序文・南樺太の領有権は国際法上は未定のまま

                               堀口尚次

 

 明治38年から昭和20年までは、北緯50度線を境に、南半分〈南樺太〉を「樺太」として大日本帝国が、北半分〈北樺太、北サハリン〉を「サハリン」としてソビエト連邦が領有していた。日本領有下においては、南樺太およびその付属島嶼を指す行政区画名として「樺太庁」が使用された。

 昭和20年8月、ソビエト連邦が日ソ中立条約を一方的に破棄し対日参戦。これは昭和20年2月、米英首脳がソ連に対してナチス・ドイツ降伏3カ月後に対日参戦することを条件に、南樺太と千島列島を引き渡すという密約を与えたヤルタ協定に基づいて行われたものである。8月11日より南樺太に侵攻を開始した。8月14日のポツダム宣言受諾後も、8月22日に知取町で日ソ停戦協定が成立するまでソ連は民間人に対しても攻撃を続けた。
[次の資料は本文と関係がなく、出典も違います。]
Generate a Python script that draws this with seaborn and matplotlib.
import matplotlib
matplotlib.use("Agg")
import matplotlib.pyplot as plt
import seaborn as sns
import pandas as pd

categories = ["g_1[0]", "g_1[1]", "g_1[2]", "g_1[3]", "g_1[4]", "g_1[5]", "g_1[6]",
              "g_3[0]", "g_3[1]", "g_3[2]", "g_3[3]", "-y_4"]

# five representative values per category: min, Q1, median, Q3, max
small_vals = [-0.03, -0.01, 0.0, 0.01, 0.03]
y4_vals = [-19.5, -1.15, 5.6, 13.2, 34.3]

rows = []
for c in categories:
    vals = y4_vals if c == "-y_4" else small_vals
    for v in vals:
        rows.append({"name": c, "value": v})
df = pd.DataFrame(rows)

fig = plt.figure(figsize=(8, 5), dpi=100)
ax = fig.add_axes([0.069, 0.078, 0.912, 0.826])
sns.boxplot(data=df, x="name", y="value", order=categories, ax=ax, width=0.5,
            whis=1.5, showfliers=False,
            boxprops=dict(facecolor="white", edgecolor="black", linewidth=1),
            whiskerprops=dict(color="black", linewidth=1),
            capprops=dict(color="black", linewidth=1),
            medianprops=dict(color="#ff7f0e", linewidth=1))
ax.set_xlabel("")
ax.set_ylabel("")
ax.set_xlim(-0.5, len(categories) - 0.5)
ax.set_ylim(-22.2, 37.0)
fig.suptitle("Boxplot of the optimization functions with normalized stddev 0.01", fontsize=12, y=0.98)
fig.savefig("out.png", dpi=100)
 昭和26年、日本政府は、北緯30度線以南の南西諸島、小笠原諸島南樺太などの権利、権原及び請求権の放棄が明記されたサンフランシスコ講和条約を締結したが、引渡先は未記載である。そして、ソビエト連邦サンフランシスコ講和条約への調印・批准を拒否し同条約の当事国でない為、条約の内容がソ連〈後継のロシア連邦〉に適用される訳ではなく、南樺太の領有権の帰属先は国際法上は未定のままとなっている。
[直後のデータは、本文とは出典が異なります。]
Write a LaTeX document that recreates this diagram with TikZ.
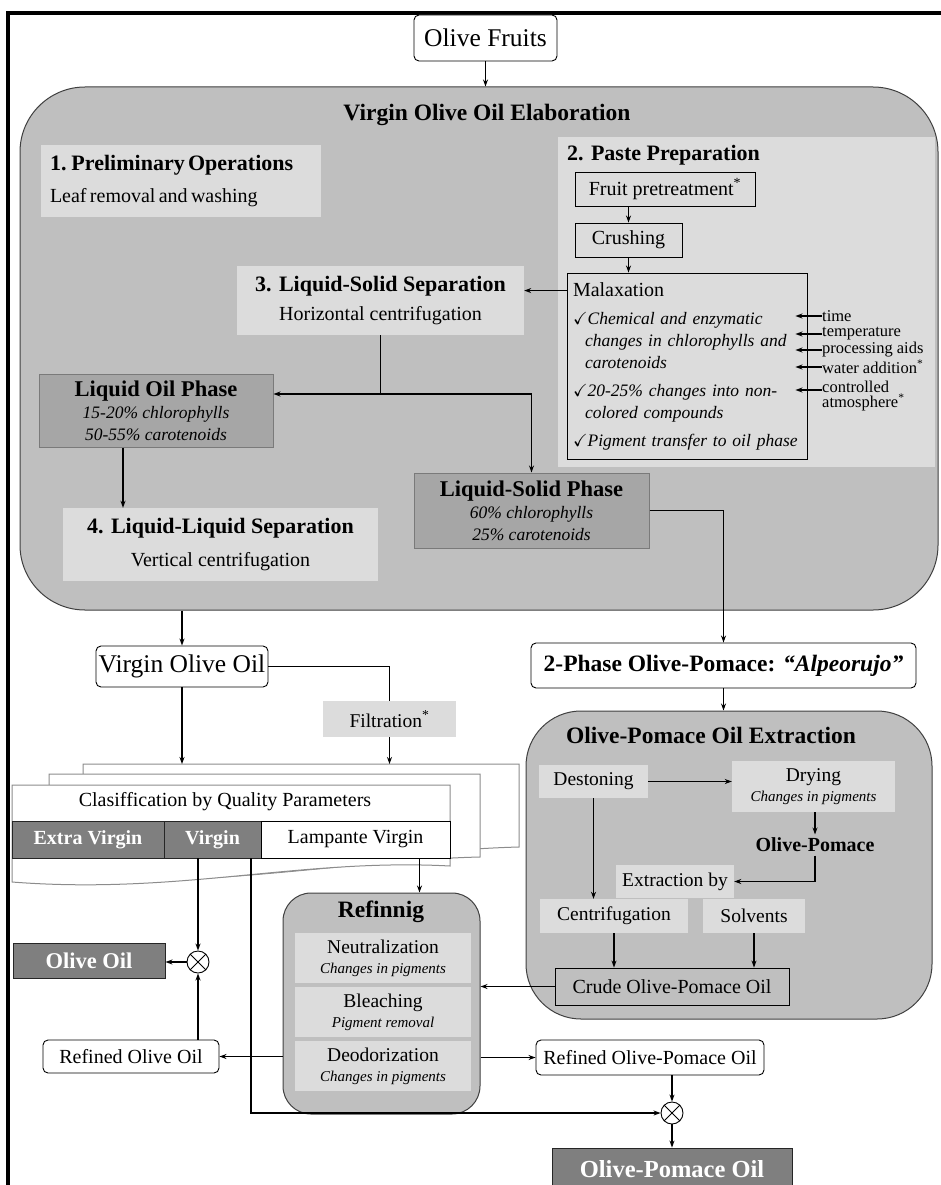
\documentclass[tikz,border=0pt]{standalone}
\usepackage{fontspec}
\setmainfont{Liberation Serif}
\usepackage{amssymb}
\usetikzlibrary{arrows.meta}

\definecolor{panelfill}{HTML}{BFBFBF}
\definecolor{lightfill}{HTML}{DCDCDC}
\definecolor{midfill}{HTML}{A6A6A6}
\definecolor{midline}{HTML}{7A7A7A}
\definecolor{darkfill}{HTML}{7F7F7F}

\newcommand{\fbig}{\fontsize{25.5}{29}\selectfont}
\newcommand{\fhead}{\fontsize{23.5}{27}\selectfont\bfseries}
\newcommand{\fnum}{\fontsize{22}{26}\selectfont\bfseries}
\newcommand{\fsub}{\fontsize{22.5}{25}\selectfont\bfseries}
\newcommand{\fbody}{\fontsize{20}{24}\selectfont}
\newcommand{\fstep}{\fontsize{19.5}{20}\selectfont}
\newcommand{\fital}{\fontsize{17.5}{22}\selectfont\itshape}
\newcommand{\fsmall}{\fontsize{16.5}{15}\selectfont}
\newcommand{\ftiny}{\fontsize{15}{16}\selectfont\itshape}

\begin{document}
\begin{tikzpicture}[x=1pt, y=-1pt, >={Stealth[length=7pt,width=5pt]},
	box/.style={rectangle, inner sep=0pt, align=center},
	roundbox/.style={box, draw, rounded corners=5pt, fill=white, line width=0.9pt},
	lightbox/.style={box, fill=lightfill},
	midbox/.style={box, fill=midfill, draw=midline, line width=1pt},
	darkbox/.style={box, fill=darkfill, draw=black!85, text=white, line width=0.9pt},
	linebox/.style={box, draw, line width=0.9pt},
	panel/.style={box, fill=panelfill, draw=black!75, line width=1pt},
	mixer/.style={circle, draw, minimum size=22pt, inner sep=0pt, line width=0.9pt},
	factor/.style={anchor=west, inner sep=0pt, font=\fsmall, align=left},
	sheet/.style={fill=white, draw=black!45, line width=1pt},
	conn/.style={line width=1.1pt},
	arr/.style={conn, ->}]
	%	frame
	\useasboundingbox (0,0) rectangle (941,1185);
	\draw[line width=3.5pt] (8,1185) -- (8,13) -- (941,13);
	
	\node[roundbox, font=\fbig, minimum width=143pt, minimum height=46pt] (fruits) at (485.5,38) {Olive Fruits};
	
	%	virgin olive oil elaboration
	\node[panel, rounded corners=65pt, minimum width=918pt, minimum height=523pt] (elab) at (479,348.5) {};
	\node[font=\fhead] (elabttl) at (487,115) {Virgin Olive Oil Elaboration};
	\draw[arr] (fruits.south) -- (fruits.south |- elab.north);
	
	\node[lightbox, minimum width=280pt, minimum height=72pt, text width=262pt, align=left] (prelim) at (181,181) {{\fnum 1. Preliminary Operations}\\[12pt]{\fbody Leaf removal and washing}};
	
	\node[lightbox, minimum width=377pt, minimum height=330pt] (paste) at (746.5,302) {};
	\node[font=\fnum, anchor=west, inner sep=0pt] (pastettl) at (567,155) {2. Paste Preparation};
	\node[linebox, font=\fbody, minimum width=180pt, minimum height=34pt] (pretreat) at (665,189) {Fruit pretreatment\textsuperscript{*}};
	\node[linebox, font=\fbody, minimum width=107pt, minimum height=34pt] (crush) at (628.5,240) {Crushing};
	\node[linebox, font=\fital, minimum width=240pt, minimum height=186pt, text width=228pt, align=left] (malax) at (687,366) {{\upshape\fbody Malaxation}\\[6pt]
		$\checkmark$Chemical and enzymatic\\
		\hspace*{12pt}changes in chlorophylls and\\
		\hspace*{12pt}carotenoids\\[6pt]
		$\checkmark$20-25\% changes into non-\\
		\hspace*{12pt}colored compounds\\[6pt]
		$\checkmark$Pigment transfer to oil phase};
	\draw[arr] (pretreat.south -| crush) -- (crush.north);
	\draw[arr] (crush.south) -- (crush.south |- malax.north);
	
	%	malaxation factors
	\node[factor] (ftime) at (822,316) {time};
	\node[factor] (ftemp) at (822,334) {temperature};
	\node[factor] (faids) at (822,350) {processing aids};
	\node[factor] (fwater) at (822,367) {water addition\textsuperscript{*}};
	\node[factor] (fatm) at (822,396) {controlled\\atmosphere\textsuperscript{*}};
	\foreach \f in {ftime, ftemp, faids, fwater}
		\draw[arr] (\f.west) -- ([xshift=-12]\f.west -| malax.east);
	\draw[arr] ([yshift=6]fatm.west) -- ([xshift=-12,yshift=6]fatm.west -| malax.east);
	
	\node[lightbox, minimum width=287pt, minimum height=69pt] (sep3) at (380.5,300.5) {{\fnum 3. Liquid-Solid Separation}\\[10pt]{\fbody Horizontal centrifugation}};
	\draw[arr] ([yshift=-18]malax.north west) -- ([yshift=-18]malax.north west -| sep3.east);
	
	\node[midbox, minimum width=234pt, minimum height=73pt, font=\fital] (oilph) at (156,410.5) {{\upshape\fsub Liquid Oil Phase}\\15-20\% chlorophylls\\50-55\% carotenoids};
	\node[midbox, minimum width=235pt, minimum height=75pt, font=\fital] (solph) at (531.5,510.5) {{\upshape\fsub Liquid-Solid Phase}\\60\% chlorophylls\\25\% carotenoids};
	\coordinate (split) at (sep3.south |- 0,394);
	\draw[conn] (sep3.south) -- (split);
	\draw[arr] (split) -- (split -| oilph.east);
	\draw[arr] (split) -| (solph.north);
	
	\node[lightbox, minimum width=315pt, minimum height=73pt] (sep4) at (220.5,544.5) {{\fnum 4. Liquid-Liquid Separation}\\[14pt]{\fbody Vertical centrifugation}};
	\draw[arr, line width=1.4pt] ([xshift=-33]oilph.south) -- ([xshift=-33]oilph.south |- sep4.north);
	
	%	virgin olive oil and classification
	\node[roundbox, font=\fbig, minimum width=172pt, minimum height=41pt] (voo) at (182,666.5) {Virgin Olive Oil};
	\draw[arr] (voo.north |- elab.south) -- (voo.north);
	\node[lightbox, font=\fstep, minimum width=133pt, minimum height=36pt] (filt) at (389.5,719) {Filtration\textsuperscript{*}};
	\draw[conn] (voo.east) -| (filt.north);
	
	\coordinate (sheettop) at (83,764);
	\filldraw[sheet] (83,764) -- (519,764) -- (519,847) .. controls (400,850) and (200,880) .. (83,870) -- cycle;
	\filldraw[sheet] (49,774) -- (480,774) -- (480,857) .. controls (350,860) and (200,890) .. (49,878) -- cycle;
	\filldraw[sheet] (12,785) -- (450,785) -- (450,866) .. controls (300,858) and (180,895) .. (12,882) -- cycle;
	\draw[arr] (voo.south) -- (voo.south |- sheettop);
	\draw[arr] (filt.south) -- (filt.south |- sheettop);
	
	\node[font=\fbody] (classttl) at (225,802) {Clasiffication by Quality Parameters};
	\node[darkbox, font=\fbody\bfseries, minimum width=152pt, minimum height=37pt] (xv) at (88,839.5) {Extra Virgin};
	\node[darkbox, font=\fbody\bfseries, minimum width=97pt, minimum height=37pt] (vir) at (212.5,839.5) {Virgin};
	\node[linebox, fill=white, font=\fbody, minimum width=189pt, minimum height=37pt] (lamp) at (355.5,839.5) {Lampante Virgin};
	
	%	olive oil
	\node[mixer] (mix1) at (198,962) {};
	\draw[line width=0.9pt] (mix1.north west) -- (mix1.south east) (mix1.north east) -- (mix1.south west);
	\node[darkbox, font=\fsub, minimum width=152pt, minimum height=35pt] (oo) at (89,960.5) {Olive Oil};
	\draw[arr] (vir.south -| mix1) -- (mix1.north);
	\draw[arr] (mix1.west) -- (mix1.west -| oo.east);
	
	%	refining
	\node[panel, rounded corners=28pt, minimum width=197pt, minimum height=221pt] (refin) at (381.5,1003.5) {};
	\node[font=\fhead] (refinttl) at (381,912) {Refinnig};
	\node[lightbox, font=\fstep, minimum width=176pt, minimum height=50pt] (neutr) at (383,958) {Neutralization\\{\ftiny Changes in pigments}};
	\node[lightbox, font=\fstep, minimum width=176pt, minimum height=50pt] (bleach) at (383,1012) {Bleaching\\{\ftiny Pigment removal}};
	\node[lightbox, font=\fstep, minimum width=176pt, minimum height=50pt] (deodor) at (383,1066) {Deodorization\\{\ftiny Changes in pigments}};
	\draw[arr] ([xshift=64]lamp.south) -- ([xshift=64]lamp.south |- refin.north);
	
	\node[roundbox, font=\fbody, minimum width=176pt, minimum height=33pt] (roo) at (131,1056.5) {Refined Olive Oil};
	\draw[arr] (refin.west |- roo) -- (roo.east);
	\draw[arr] (roo.north -| mix1) -- (mix1.south);
	
	\node[roundbox, font=\fbody, minimum width=228pt, minimum height=35pt] (ropo) at (650,1057.5) {Refined Olive-Pomace Oil};
	\draw[arr] (refin.east |- ropo) -- (ropo.west);
	\node[mixer] (mix2) at (672,1113) {};
	\draw[line width=0.9pt] (mix2.north west) -- (mix2.south east) (mix2.north east) -- (mix2.south west);
	\draw[arr] (ropo.south -| mix2) -- (mix2.north);
	\draw[arr] ([xshift=38.5]vir.south) |- (mix2.west);
	\node[darkbox, font=\fontsize{24.5}{27}\selectfont\bfseries, minimum width=240pt, minimum height=42pt] (opo) at (672,1169) {Olive-Pomace Oil};
	\draw[arr] (mix2.south) -- (opo.north);
	
	%	olive-pomace oil extraction
	\node[roundbox, font=\fhead, minimum width=385pt, minimum height=45pt] (twophase) at (723.5,665.5) {2-Phase Olive-Pomace: \textit{``Alpeorujo''}};
	\draw[arr] (solph.east) -| (twophase.north);
	\node[panel, rounded corners=55pt, minimum width=406pt, minimum height=308pt] (extr) at (729,865) {};
	\node[font=\fhead] (extrttl) at (711,735) {Olive-Pomace Oil Extraction};
	\draw[arr] (twophase.south) -- (twophase.south |- extr.north);
	
	\node[lightbox, font=\fstep, minimum width=109pt, minimum height=33pt] (deston) at (593.5,781.5) {Destoning};
	\node[lightbox, font=\fstep, minimum width=163pt, minimum height=51pt] (dry) at (813.5,786.5) {Drying\\{\ftiny Changes in pigments}};
	\node[font=\fbody\bfseries] (pomace) at (815,845) {Olive-Pomace};
	\node[lightbox, font=\fstep, minimum width=118pt, minimum height=33pt] (extby) at (675,881.5) {Extraction by};
	\node[lightbox, font=\fstep, minimum width=148pt, minimum height=34pt] (centr) at (614,916) {Centrifugation};
	\node[lightbox, font=\fstep, minimum width=102pt, minimum height=34pt] (solv) at (754,916) {Solvents};
	\node[linebox, font=\fbody, minimum width=234pt, minimum height=37pt] (crude) at (672,986.5) {Crude Olive-Pomace Oil};
	\draw[arr] (deston.east) -- (deston.east -| dry.west);
	\draw[arr] (dry.south -| pomace) -- (pomace.north);
	\draw[arr] (pomace.south) |- (extby.east);
	\draw[arr] (deston.south) -- (deston.south |- centr.north);
	\draw[arr] (centr.south) -- (centr.south |- crude.north);
	\draw[arr] (solv.south) -- (solv.south |- crude.north);
	\draw[arr] (crude.west) -- (crude.west -| refin.east);
\end{tikzpicture}
\end{document}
 日本のポツダム宣言受諾が布告されて、太平洋戦争は停戦に向かったが、樺太を含めてソ連軍の侵攻は止まらず、自衛戦闘を命じられた日本軍との戦闘が続いた。樺太での停戦は8月19日以降に徐々に進んだものの、ソ連軍の上陸作戦による戦線拡大もあった。8月23日頃までに日本軍の主要部隊との停戦が成立し、8月25日の大泊占領をもって樺太の戦いは終わった。

 当時、南樺太には40万人以上の日本の民間人が居住しており、ソ連軍侵攻後に北海道方面への緊急疎開が行われた。自力脱出者を含めて10万人が島外避難に成功したが、緊急疎開3隻がソ連軍に攻撃されて1,700名が死亡した。陸上でもソ連軍の無差別攻撃がしばしば行われ、2,000人の民間人が死亡した

 緊急疎開船を攻撃した潜水艦について公式には今もって「国籍不明」とされているが、当時樺太にはソ連軍が侵攻していた上、アメリカ海軍やイギリス海軍の潜水艦は日本の降伏宣言を受けて国際法に則り軍事活動を停止し、同海域において軍事活動を行っていなかったために、事件直後からソ連の潜水艦であると推測されていた。

 旧ソ連〈ロシア〉と日本の因縁は、このことからも深まるばかりだ。